Noah is grand in scale but I'm not sure it's really a film that needed to be made. Much like the Hobbit trilogy extending itself thinly across 3 films, this suffers from a lack of substance in terms of its source and so is forced to invent a new mythology, one which ultimately won't appeal to those who believe in the bible and which will also fail to excite the imagination of those who enjoy a good fantasy film.
I've tried to stick clear of puns and cliche but I'm afraid Noah almost made some members of this audience walk out two by two.
Muppets Most Wanted
'Muppets least needed?'
Following a successful return for The Muppets in 2011, combining the much-loved characters with the Flight of the Conchords team of director James Bobin and songwriter Brett McKenzie, who together injected some much needed life into the ailing franchise, Muppets Most Wanted returns to cash in on their current popularity, and they're not the only ones.
The amount of cameos in this film is quite astounding with familiar faces popping up at every turn. Cynics will claim that the majority of them are simply trying to give their careers a little boost but it doesn't really matter. The Muppets has never worked without having a host of celebrities to make fun of and this film is no exception. Even when there are some odd cameo choices, it's all the better because the joke is really at their expense. Ray Liotta returns for another stint (he appears in Muppets in Space) but looks quite bewildered as a singing, dancing inmate of a Siberian prison.
The plot follows the similar shenanigans of all Muppet films as the gang naively sign up with nefarious music agent Dominic Badguy (Ricky Gervais) who takes them on a tour of Europe. Can he be trusted? Meanwhile, criminal mastermind Constantine the frog has escaped from prison and plots to steal the Crown Jewels of England by switching places with his doppelganger Kermit and performing a number of raids in Berlin, Madrid and Dublin before the climax at the Tower of London. Hot on their heels are Interpol agents Sam Eagle and Jean Pierre Napoleon (Modern Family's Ty Burrell) who get the movie's best song while conducting an interrogation, whilst in Siberia, Kermit tries to persuade prison warden Nadya (Tina Fey) that they've got the wrong frog.
While it's not as good as The Muppets it's still a lot of fun.
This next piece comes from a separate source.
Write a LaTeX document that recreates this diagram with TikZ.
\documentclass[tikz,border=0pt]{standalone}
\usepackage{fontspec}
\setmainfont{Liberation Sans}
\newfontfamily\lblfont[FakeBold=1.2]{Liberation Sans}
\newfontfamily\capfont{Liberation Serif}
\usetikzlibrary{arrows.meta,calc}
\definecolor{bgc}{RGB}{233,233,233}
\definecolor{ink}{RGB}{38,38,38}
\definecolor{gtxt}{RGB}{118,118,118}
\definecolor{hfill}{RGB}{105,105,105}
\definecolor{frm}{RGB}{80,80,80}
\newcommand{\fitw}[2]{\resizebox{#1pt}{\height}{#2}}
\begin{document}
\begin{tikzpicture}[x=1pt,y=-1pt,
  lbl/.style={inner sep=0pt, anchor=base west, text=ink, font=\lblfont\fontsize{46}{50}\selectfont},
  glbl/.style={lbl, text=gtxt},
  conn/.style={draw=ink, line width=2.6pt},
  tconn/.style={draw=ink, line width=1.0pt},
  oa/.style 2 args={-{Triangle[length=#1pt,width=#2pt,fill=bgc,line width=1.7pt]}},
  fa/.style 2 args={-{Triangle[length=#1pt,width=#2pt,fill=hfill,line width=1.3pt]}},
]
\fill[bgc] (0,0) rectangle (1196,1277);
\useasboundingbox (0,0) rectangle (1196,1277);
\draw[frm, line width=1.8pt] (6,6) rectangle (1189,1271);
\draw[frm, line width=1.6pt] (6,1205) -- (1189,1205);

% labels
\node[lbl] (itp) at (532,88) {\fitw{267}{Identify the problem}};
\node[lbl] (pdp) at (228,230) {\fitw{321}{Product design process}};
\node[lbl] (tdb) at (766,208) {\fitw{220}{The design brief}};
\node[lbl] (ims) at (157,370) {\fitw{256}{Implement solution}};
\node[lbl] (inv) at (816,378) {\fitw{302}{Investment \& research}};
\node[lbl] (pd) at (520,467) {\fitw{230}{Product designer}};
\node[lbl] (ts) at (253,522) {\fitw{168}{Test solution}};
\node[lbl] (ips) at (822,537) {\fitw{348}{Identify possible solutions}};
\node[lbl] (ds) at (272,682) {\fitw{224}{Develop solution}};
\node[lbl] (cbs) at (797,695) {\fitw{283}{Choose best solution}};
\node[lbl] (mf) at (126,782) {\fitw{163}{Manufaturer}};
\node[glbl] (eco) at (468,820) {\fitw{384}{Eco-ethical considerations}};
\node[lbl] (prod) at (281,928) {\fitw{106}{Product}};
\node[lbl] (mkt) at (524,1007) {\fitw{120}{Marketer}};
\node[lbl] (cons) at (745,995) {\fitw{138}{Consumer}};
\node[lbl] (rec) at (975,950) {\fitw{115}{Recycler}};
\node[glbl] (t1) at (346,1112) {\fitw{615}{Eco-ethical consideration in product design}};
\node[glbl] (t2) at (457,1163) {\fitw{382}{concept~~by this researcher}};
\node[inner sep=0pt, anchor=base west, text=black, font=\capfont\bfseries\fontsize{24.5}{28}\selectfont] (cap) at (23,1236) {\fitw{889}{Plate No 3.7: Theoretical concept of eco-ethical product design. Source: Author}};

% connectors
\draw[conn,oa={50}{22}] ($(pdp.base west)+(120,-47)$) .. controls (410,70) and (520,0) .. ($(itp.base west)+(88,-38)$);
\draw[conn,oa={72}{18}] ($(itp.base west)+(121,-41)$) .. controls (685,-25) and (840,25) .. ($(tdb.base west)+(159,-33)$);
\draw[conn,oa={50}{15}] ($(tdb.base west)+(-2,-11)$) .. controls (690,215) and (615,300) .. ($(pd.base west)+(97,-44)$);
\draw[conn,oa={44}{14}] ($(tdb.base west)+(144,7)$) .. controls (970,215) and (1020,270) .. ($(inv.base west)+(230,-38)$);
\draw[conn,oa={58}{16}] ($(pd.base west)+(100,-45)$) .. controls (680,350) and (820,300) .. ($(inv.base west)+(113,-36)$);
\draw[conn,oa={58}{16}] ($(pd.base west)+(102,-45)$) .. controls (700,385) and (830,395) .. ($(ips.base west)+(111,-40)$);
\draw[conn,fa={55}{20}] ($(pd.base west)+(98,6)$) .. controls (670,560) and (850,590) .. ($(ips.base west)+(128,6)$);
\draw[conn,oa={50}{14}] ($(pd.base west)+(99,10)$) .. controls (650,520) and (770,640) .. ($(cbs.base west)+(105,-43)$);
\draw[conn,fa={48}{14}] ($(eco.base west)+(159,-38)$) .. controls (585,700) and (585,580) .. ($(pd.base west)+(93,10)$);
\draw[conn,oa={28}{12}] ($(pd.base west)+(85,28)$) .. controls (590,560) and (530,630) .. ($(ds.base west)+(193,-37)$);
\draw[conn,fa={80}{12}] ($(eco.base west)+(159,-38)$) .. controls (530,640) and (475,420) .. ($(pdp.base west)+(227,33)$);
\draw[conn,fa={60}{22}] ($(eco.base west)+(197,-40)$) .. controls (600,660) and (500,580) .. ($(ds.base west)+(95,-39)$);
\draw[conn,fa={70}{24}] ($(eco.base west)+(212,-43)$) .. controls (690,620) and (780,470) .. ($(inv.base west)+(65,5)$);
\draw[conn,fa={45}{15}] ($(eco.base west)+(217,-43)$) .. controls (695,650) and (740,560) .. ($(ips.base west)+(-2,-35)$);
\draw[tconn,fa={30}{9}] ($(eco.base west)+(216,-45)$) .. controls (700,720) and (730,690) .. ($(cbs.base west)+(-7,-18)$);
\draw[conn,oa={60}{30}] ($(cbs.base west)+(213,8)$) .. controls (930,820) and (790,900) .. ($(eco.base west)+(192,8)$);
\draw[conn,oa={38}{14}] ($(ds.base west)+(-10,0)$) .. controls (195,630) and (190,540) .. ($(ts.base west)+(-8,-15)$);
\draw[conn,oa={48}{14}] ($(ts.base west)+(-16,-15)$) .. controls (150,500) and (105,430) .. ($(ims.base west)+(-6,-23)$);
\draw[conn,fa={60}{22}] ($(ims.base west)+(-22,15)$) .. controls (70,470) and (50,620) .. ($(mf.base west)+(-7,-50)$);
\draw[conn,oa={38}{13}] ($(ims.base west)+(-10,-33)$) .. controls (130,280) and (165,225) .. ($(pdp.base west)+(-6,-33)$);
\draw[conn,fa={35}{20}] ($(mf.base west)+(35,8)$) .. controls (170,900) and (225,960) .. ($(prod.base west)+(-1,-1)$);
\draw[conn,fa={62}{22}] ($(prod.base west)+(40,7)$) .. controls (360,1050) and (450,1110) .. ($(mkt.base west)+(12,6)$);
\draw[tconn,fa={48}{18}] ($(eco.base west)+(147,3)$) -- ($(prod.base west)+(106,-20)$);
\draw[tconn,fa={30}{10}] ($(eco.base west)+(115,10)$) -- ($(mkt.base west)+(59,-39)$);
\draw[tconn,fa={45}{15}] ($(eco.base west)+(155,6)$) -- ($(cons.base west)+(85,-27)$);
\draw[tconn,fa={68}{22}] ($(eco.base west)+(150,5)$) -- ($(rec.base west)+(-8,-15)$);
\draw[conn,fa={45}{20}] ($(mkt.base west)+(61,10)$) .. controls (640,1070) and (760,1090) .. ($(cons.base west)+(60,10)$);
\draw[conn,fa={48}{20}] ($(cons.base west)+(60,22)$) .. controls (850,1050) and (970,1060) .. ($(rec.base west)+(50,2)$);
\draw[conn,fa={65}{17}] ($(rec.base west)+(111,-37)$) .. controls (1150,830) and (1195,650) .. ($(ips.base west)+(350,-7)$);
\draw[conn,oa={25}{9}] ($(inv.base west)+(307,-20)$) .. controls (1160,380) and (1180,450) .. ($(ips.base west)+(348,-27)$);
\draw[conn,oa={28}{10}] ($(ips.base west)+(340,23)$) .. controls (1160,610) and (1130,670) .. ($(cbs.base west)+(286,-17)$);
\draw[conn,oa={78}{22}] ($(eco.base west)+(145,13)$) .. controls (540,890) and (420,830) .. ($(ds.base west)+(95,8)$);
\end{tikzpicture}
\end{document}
The decision to sign up with Bobin and McKenzie for these last 2 films was the best thing the studio could have done as the humour and songs that made Flight of the Conchords so successful translates perfectly to the surreal, madcap stylings of the Muppet world. Ty Burrell is the real star for me as the Clouseau-like detective, directing some well-placed gags at the expense of us Europeans. Tina Fey is also very good (as usual) and Ricky Gervais once again plays himself under a different name.
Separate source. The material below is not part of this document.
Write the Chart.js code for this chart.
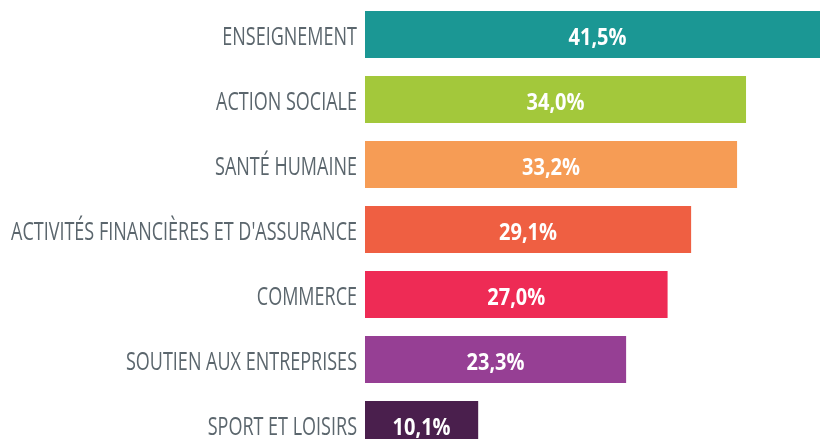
<!DOCTYPE html>
<html><head><meta charset="utf-8">
<script src="https://cdn.jsdelivr.net/npm/chart.js@4"></script>
<style>html,body{margin:0;padding:0;overflow:hidden;background:#fff}canvas{display:block}</style>
</head><body>
<canvas id="c" width="820" height="457"></canvas>
<script>
const categories = [
  "ENSEIGNEMENT",
  "ACTION SOCIALE",
  "SANTÉ HUMAINE",
  "ACTIVITÉS FINANCIÈRES ET D'ASSURANCE",
  "COMMERCE",
  "SOUTIEN AUX ENTREPRISES",
  "SPORT ET LOISIRS"
];
const values = [41.5, 34.0, 33.2, 29.1, 27.0, 23.3, 10.1];
const valueLabels = ["41,5%", "34,0%", "33,2%", "29,1%", "27,0%", "23,3%", "10,1%"];
const barColors = ["#1b9794", "#a3c83b", "#f69c55", "#ef5f42", "#ee2b55", "#963f94", "#4a1f4d"];

const LABEL_FONT = '25px "Open Sans", "Noto Sans", sans-serif';
const VALUE_FONT = 'bold 23px "Open Sans", "Noto Sans", sans-serif';

// Condensed text drawing (the original uses a condensed typeface)
const textPlugin = {
  id: 'condensedText',
  afterDatasetsDraw(chart) {
    const ctx = chart.ctx;
    const yScale = chart.scales.y;
    const meta = chart.getDatasetMeta(0);
    const labels = chart.data.labels;

    // category labels, right-aligned next to the bars
    ctx.save();
    ctx.font = LABEL_FONT;
    const widest = Math.max(...labels.map(l => ctx.measureText(l).width));
    const sx = 346 / widest;
    ctx.fillStyle = '#5b666d';
    ctx.textAlign = 'right';
    ctx.textBaseline = 'alphabetic';
    labels.forEach((label, i) => {
      const y = yScale.getPixelForTick(i);
      ctx.save();
      ctx.translate(yScale.right - 8, y + 10.5);
      ctx.scale(sx, 1);
      ctx.fillText(label, 0, 0);
      ctx.restore();
    });
    ctx.restore();

    // value labels centred in each bar
    ctx.save();
    ctx.font = VALUE_FONT;
    const vsx = 58 / ctx.measureText(valueLabels[0]).width;
    ctx.fillStyle = '#ffffff';
    ctx.textAlign = 'center';
    ctx.textBaseline = 'alphabetic';
    meta.data.forEach((bar, i) => {
      const p = bar.getProps(['x', 'base', 'y'], true);
      ctx.save();
      ctx.translate((p.x + p.base) / 2, p.y + 10);
      ctx.scale(vsx, 1);
      ctx.fillText(valueLabels[i], 0, 0);
      ctx.restore();
    });
    ctx.restore();
  }
};

new Chart(document.getElementById('c'), {
  type: 'bar',
  data: {
    labels: categories,
    datasets: [{
      data: values,
      backgroundColor: barColors,
      borderWidth: 0,
      barPercentage: 1,
      categoryPercentage: 47 / 65
    }]
  },
  options: {
    indexAxis: 'y',
    responsive: false,
    animation: false,
    devicePixelRatio: 1,
    layout: { padding: { top: 2, right: 0, bottom: 0, left: 0 } },
    plugins: { legend: { display: false }, tooltip: { enabled: false } },
    scales: {
      x: { display: false, min: 0, max: 40.6 },
      y: {
        grid: { display: false, drawTicks: false },
        border: { display: false },
        ticks: { display: false },
        afterFit(scale) {
          scale.width = 365;
          scale.paddingTop = 0;
          scale.paddingBottom = 0;
        }
      }
    }
  },
  plugins: [textPlugin]
});
</script>
</body></html>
Picking 3 of the best comedy actors on television was a clever piece of casting and it's these periphery characters, human and Muppet alike, that provides us with the most fun. Sadly the real weakness of Muppets Most Wanted lay at the door of it's leading stars. Kermit and Piggy, while likeable enough, have little to do here except go through the usual romantic dilemma that occurs in every muppet outing. Frankly I'm just a bit bored of them. Give me more Pepe the King Prawn. Give me more Sam Eagle. Give me more of everyone else. It might not please traditionalists but give me a Muppet film where Kermit and Piggy take a nice long honeymoon for the duration and let everyone else have a bit more screen time.